* **WHAT YOU WILL DO**
Filter out everything except lines holding "that".

* **INFORMATION SHOWN**
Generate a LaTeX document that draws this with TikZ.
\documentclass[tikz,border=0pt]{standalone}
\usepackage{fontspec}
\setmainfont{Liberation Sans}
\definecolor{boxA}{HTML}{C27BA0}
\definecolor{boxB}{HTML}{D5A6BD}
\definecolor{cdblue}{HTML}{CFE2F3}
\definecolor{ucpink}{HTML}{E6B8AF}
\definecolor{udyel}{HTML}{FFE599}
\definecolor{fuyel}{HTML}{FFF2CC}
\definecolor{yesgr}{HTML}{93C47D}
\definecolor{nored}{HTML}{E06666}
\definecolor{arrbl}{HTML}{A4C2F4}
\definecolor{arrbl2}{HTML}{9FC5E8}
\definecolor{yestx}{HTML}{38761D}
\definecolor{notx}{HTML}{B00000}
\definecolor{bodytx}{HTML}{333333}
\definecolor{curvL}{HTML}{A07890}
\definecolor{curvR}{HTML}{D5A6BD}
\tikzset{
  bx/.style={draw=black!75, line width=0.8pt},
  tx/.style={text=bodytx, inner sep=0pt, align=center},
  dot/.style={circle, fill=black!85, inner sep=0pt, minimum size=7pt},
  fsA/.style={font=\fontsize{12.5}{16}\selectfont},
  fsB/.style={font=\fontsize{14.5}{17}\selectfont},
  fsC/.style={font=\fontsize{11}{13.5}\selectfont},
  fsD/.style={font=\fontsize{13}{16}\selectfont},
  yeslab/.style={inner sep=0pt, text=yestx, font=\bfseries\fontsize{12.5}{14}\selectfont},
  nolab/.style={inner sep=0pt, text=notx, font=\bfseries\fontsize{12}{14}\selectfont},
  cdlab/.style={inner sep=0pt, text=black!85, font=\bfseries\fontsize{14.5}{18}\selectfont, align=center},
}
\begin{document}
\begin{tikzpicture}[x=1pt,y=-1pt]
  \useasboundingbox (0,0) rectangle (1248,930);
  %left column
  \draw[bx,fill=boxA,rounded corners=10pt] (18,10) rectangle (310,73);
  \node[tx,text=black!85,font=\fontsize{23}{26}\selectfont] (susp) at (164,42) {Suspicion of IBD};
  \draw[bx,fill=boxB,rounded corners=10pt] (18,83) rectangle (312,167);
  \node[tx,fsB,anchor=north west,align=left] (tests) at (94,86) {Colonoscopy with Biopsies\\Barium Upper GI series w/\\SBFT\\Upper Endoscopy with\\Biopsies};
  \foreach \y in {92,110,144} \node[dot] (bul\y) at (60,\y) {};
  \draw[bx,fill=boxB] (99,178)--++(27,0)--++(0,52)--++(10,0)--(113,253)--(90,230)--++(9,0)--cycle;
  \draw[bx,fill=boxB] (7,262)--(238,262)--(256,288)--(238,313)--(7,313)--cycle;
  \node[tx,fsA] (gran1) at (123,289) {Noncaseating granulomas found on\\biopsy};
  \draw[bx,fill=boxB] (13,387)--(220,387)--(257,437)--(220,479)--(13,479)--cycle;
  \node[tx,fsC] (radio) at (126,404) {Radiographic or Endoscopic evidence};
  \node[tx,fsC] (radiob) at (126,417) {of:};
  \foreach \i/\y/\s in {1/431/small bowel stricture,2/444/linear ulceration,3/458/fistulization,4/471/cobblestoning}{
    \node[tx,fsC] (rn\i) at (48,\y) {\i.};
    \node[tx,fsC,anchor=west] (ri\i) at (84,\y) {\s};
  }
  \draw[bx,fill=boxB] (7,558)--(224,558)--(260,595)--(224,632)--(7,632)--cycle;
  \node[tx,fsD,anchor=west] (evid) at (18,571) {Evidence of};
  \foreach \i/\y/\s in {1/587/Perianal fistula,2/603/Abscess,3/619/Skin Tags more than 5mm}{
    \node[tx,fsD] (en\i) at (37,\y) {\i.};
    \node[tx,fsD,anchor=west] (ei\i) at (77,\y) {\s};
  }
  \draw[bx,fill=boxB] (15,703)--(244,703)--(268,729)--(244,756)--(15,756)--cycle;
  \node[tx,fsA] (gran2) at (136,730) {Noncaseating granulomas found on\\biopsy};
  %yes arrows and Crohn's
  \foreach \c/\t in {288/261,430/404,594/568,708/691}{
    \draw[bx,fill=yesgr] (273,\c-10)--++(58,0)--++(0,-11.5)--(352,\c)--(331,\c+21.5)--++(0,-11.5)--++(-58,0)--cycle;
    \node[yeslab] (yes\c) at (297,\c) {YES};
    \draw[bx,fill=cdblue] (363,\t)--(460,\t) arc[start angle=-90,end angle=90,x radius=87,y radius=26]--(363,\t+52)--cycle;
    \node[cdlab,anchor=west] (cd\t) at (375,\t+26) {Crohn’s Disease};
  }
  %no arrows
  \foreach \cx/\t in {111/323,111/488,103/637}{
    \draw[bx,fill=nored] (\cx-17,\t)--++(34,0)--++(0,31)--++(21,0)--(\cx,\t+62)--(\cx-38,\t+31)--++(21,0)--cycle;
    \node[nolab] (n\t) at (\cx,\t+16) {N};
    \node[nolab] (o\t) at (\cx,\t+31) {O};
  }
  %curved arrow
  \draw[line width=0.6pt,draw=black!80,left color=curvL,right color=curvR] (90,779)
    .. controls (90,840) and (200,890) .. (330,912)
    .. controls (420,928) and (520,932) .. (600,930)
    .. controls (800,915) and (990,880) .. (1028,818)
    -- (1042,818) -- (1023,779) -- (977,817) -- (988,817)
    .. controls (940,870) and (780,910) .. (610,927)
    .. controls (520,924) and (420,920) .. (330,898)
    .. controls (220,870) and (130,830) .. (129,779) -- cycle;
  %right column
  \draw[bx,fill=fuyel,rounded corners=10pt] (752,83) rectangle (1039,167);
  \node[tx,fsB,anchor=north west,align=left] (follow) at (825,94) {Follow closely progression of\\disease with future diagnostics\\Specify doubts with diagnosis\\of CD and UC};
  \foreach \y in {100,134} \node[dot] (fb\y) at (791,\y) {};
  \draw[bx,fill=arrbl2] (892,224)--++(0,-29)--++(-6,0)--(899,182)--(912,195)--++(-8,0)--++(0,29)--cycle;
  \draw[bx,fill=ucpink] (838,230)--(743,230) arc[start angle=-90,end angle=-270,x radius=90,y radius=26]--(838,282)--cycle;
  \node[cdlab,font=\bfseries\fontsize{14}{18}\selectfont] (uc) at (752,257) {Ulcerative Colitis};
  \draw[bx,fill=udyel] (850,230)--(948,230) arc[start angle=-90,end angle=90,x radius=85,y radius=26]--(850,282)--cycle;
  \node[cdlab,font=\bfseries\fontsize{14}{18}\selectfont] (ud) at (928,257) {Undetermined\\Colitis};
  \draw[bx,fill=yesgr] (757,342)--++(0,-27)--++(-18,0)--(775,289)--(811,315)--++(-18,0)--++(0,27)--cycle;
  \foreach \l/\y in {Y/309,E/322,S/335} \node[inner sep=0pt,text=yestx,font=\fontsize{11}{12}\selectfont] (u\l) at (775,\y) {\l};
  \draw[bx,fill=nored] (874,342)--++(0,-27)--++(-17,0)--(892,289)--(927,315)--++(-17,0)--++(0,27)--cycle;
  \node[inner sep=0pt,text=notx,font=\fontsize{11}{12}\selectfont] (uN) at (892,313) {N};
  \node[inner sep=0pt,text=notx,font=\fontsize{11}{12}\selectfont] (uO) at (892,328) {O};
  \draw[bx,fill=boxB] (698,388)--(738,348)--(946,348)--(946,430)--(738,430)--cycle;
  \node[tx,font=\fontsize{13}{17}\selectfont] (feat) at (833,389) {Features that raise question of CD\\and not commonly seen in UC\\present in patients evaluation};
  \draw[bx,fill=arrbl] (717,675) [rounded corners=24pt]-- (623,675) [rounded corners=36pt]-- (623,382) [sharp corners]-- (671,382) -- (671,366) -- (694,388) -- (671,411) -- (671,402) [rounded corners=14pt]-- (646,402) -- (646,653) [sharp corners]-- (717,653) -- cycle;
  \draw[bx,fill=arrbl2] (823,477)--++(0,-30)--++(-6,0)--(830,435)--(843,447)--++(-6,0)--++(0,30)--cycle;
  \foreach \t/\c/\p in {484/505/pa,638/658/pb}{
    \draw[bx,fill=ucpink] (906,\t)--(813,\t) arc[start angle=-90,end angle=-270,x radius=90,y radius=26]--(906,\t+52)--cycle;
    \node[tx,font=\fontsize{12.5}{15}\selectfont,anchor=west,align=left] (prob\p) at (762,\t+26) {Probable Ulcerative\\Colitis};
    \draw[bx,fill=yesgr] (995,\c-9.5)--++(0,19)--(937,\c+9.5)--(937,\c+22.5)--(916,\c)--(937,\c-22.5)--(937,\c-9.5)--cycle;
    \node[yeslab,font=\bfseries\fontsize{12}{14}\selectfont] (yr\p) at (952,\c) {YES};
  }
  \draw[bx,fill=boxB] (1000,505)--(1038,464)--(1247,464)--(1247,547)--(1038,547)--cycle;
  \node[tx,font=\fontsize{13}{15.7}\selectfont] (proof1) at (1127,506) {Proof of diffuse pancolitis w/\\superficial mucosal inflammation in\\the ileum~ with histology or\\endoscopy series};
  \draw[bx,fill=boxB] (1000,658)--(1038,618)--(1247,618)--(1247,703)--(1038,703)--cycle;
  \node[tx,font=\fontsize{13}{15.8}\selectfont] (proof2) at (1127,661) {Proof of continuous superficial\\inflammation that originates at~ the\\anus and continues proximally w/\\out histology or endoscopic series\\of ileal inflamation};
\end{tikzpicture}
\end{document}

* **FINAL RESULT**
Generate a LaTeX document that draws this with TikZ.
  \node[tx,font=\fontsize{13}{17}\selectfont] (feat) at (833,389) {Features that raise question of CD\\and not commonly seen in UC\\present in patients evaluation};
  \node[tx,font=\fontsize{13}{15.8}\selectfont] (proof2) at (1127,661) {Proof of continuous superficial\\inflammation that originates at~ the\\anus and continues proximally w/\\out histology or endoscopic series\\of ileal inflamation};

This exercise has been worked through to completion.